L'objectif de votre mission d'information, qui porte sur les rapports entre le parlementaire et son territoire, est très large. Si vous le permettez, je me limiterai à la question que je connais particulièrement : celle du cumul des mandats.
La soi-disant disparition du député de terrain – car je ne suis pas certain que ce soit le cas – ne me paraît pas résulter de la réduction du cumul « vertical » opérée par la loi sur le cumul des mandats de 2014, inédite dans l'histoire de la République, qui a séparé les parlementaires des fonctions exécutives locales. Entrée en vigueur en 2017, elle ne met en réalité pas fin au cumul vertical des mandats des parlementaires élus locaux – il en reste –, mais elle le limite en interdisant le cumul, problématique pour la séparation des pouvoirs, entre mandat législatif et fonction exécutive locale, entre la fabrique de la loi et sa mise en œuvre.
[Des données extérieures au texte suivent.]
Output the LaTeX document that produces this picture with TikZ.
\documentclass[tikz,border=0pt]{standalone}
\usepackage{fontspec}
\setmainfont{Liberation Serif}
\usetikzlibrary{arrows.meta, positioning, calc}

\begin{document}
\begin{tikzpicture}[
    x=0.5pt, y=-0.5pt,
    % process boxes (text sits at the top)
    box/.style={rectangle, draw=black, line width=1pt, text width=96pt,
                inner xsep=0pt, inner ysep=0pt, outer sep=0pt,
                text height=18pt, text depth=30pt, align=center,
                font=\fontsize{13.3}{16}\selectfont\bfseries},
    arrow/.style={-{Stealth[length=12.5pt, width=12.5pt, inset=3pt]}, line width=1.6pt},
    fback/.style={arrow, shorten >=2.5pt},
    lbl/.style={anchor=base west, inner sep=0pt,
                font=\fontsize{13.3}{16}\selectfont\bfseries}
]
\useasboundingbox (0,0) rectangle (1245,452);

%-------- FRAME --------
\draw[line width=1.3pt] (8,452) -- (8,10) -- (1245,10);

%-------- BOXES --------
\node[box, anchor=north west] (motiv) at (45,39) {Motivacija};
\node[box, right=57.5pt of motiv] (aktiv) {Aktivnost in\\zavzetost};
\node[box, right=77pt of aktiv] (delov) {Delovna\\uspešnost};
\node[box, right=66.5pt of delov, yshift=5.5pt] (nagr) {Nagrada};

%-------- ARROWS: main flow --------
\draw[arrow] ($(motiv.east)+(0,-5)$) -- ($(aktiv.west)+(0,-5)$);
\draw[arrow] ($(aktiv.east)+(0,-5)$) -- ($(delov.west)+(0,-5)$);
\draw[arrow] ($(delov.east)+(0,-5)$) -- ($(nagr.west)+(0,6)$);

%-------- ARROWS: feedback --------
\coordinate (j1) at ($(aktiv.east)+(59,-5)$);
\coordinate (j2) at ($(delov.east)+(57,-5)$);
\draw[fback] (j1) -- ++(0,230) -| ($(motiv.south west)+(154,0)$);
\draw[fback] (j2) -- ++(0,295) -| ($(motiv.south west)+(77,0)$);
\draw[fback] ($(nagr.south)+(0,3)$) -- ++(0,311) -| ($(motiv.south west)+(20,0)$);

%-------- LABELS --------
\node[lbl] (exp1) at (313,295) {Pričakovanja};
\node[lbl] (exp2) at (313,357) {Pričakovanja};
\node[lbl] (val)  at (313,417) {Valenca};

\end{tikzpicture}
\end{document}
Elle met fin à une confusion des rôles et réduit cette anomalie politique française au sein des démocraties pluralistes – le cumul reste une spécificité nationale, du moins jusqu'en 2014 – consistant en l'exercice simultané de deux mandats représentatifs différents par une même personne.
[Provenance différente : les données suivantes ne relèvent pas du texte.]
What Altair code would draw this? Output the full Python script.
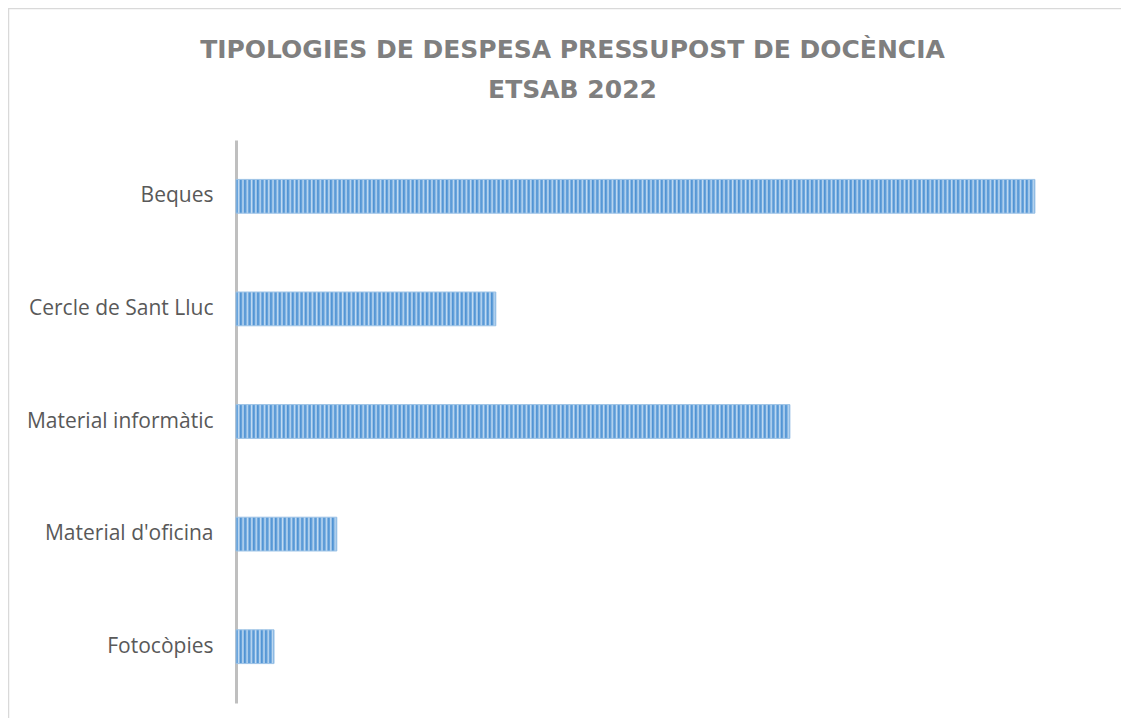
import altair as alt
import pandas as pd

categories = ["Beques", "Cercle de Sant Lluc", "Material informàtic", "Material d'oficina", "Fotocòpies"]
values = [21000, 6830, 14560, 2650, 1000]

title_lines = ["TIPOLOGIES DE DESPESA PRESSUPOST DE DOCÈNCIA", "ETSAB 2022"]

X_MAX = 23000
W = 875
H = 563
STRIPE = 4.3

df = pd.DataFrame({"cat": categories, "val": values})

x_enc = alt.X("val:Q", axis=None, scale=alt.Scale(domain=[0, X_MAX], nice=False))
y_enc = alt.Y(
    "cat:N",
    sort=categories,
    scale=alt.Scale(domain=categories, paddingInner=0.7, paddingOuter=0.35),
    axis=alt.Axis(
        title=None,
        ticks=False,
        domainColor="#bfbfbf",
        domainWidth=3,
        labelFontSize=21,
        labelFont="Open Sans",
        labelColor="#595959",
        labelPadding=23,
        labelLimit=400,
        grid=False,
    ),
)


def stripes(px):
    n = max(1, round(px / STRIPE))
    stops = []
    for i in range(n):
        stops.append({"offset": i / n, "color": "#4f92d3"})
        stops.append({"offset": (i + 0.35) / n, "color": "#6aa5dc"})
        stops.append({"offset": (i + 0.6) / n, "color": "#c4dcf2"})
        stops.append({"offset": (i + 0.85) / n, "color": "#8ab8e4"})
    stops.append({"offset": 1.0, "color": "#4f92d3"})
    return {"gradient": "linear", "x1": 0, "x2": 1, "y1": 0, "y2": 0, "stops": stops}


frame = alt.Chart(alt.Data(values=[{}])).mark_rect(
    fill="white", fillOpacity=0, stroke="#d9d9d9", strokeWidth=1.5
).encode(
    x=alt.value(-227.5), y=alt.value(-131.5), x2=alt.value(1200), y2=alt.value(700)
)

layers = [frame]
for c, v in zip(categories, values):
    px = v * W / X_MAX
    layers.append(
        alt.Chart(df)
        .transform_filter(alt.datum.cat == c)
        .mark_bar(color=stripes(px), stroke="#9dc3e6", strokeWidth=1)
        .encode(x=x_enc, y=y_enc)
    )

chart = (
    alt.layer(*layers)
    .properties(
        width=W,
        height=H,
        title=alt.TitleParams(
            text=title_lines,
            font="DejaVu Sans",
            fontSize=25,
            fontWeight="bold",
            color="#7f7f7f",
            anchor="middle",
            frame="group",
            dx=-101,
            dy=95,
            offset=0,
            lineHeight=40,
        ),
        autosize=alt.AutoSizeParams(type="none"),
        padding={"left": 228, "top": 132, "right": 10, "bottom": 15},
    )
    .configure_view(stroke=None)
)

chart.save("out.html", embed_options={"renderer": "svg", "actions": False})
Les effets de cette loi restent difficilement lisibles sept ans après car cette rupture politique dans les règles du jeu électoral a été suivie de la victoire d'Emmanuel Macron en 2017 qui a conduit à un renouvellement inédit de l'Assemblée nationale avec des records de rotation de 72 % en 2017, puis 52 % en 2022. À la fin 2023, 55 % des députés et 61 % des sénateurs restent néanmoins des élus locaux, exerçant un mandat de conseiller municipal, départemental ou régional. Un tiers des parlementaires exercent même deux mandats locaux. Il n'existe donc pas de rupture entre l'espace parlementaire et la vie politique locale, même si cette relation est probablement moins intense qu'auparavant.
Cet effacement du député de terrain tient moins, selon moi, à la loi de 2014 qu'au recrutement social et politique des élus au sein de la majorité et des groupes parlementaires depuis 2017, qui constitue une vraie rupture historique s'agissant du renouvellement du personnel politique parlementaire et notamment des députés.
Par ailleurs on constate une légère augmentation du cumul des mandats locaux. Alors que les parlementaires ne peuvent plus exercer de mandat exécutif local, les élus locaux peuvent quant à eux cumuler plusieurs fonctions exécutives locales, et le cumul des mandats locaux augmente dans le même temps : 92 % des maires, 30 % des présidents de communautés, 58 % des présidents de département et 42 % des présidents de région cumulent ainsi leur mandat avec d'autres mandats locaux.
Il serait très long de décrire le rôle du cumul des mandats depuis la monarchie de Juillet jusqu'à nos jours, mais sa fonction permanente a été de réduire l'incertitude de la compétition électorale et donc le risque d'une fin de carrière politique pour des professionnels de la politique qui continuent aujourd'hui à suivre un cursus honorum, lequel s'est transformé, mais n'a pas disparu. Le cumul constitue donc principalement un instrument d'appropriation personnelle du pouvoir et de gestion notabiliaire des carrières politiques, au profit de petites entreprises personnalisées. C'est pourquoi l'utilité du cumul des mandats pour le collectif a longtemps été débattue au sein des partis politiques. Selon un grand nombre de travaux, il accentue la démocratie de délégation, fragilise le Parlement et freine la démocratisation du pouvoir local. L'élection des fonctions intercommunales au suffrage universel direct notamment permettrait de les faire rentrer dans le cadre de la loi de limitation du cumul, en l'étendant ainsi au cumul des fonctions exécutives locales.
De mon point de vue, il ne faut donc pas revenir sur la loi de 2014, notamment par des « demi-mesures » comme celle qui a été proposée par le rapporteur M. Henri Alfandari, consistant à limiter le cumul des mandats parlementaires avec les fonctions exécutives locales aux fonctions d'adjoint au maire ou de vice-président de conseil départemental ou régional. Cela introduirait selon moi des rapports de pouvoir trop complexes entre les présidents et leurs adjoints. Le législateur me paraîtrait plutôt bien inspiré de poursuivre le travail de séparation et de spécialisation des fonctions et mandats politiques en s'attaquant au sujet du cumul des fonctions exécutives locales et en rétablissant un certain équilibre au regard du sort réservé aux parlementaires qui ne peuvent plus exercer de telles fonctions, sur lesquelles se sont repliés un certain nombre de professionnels de la politique qui ont déserté l'espace parlementaire au profit de l'administration des territoires.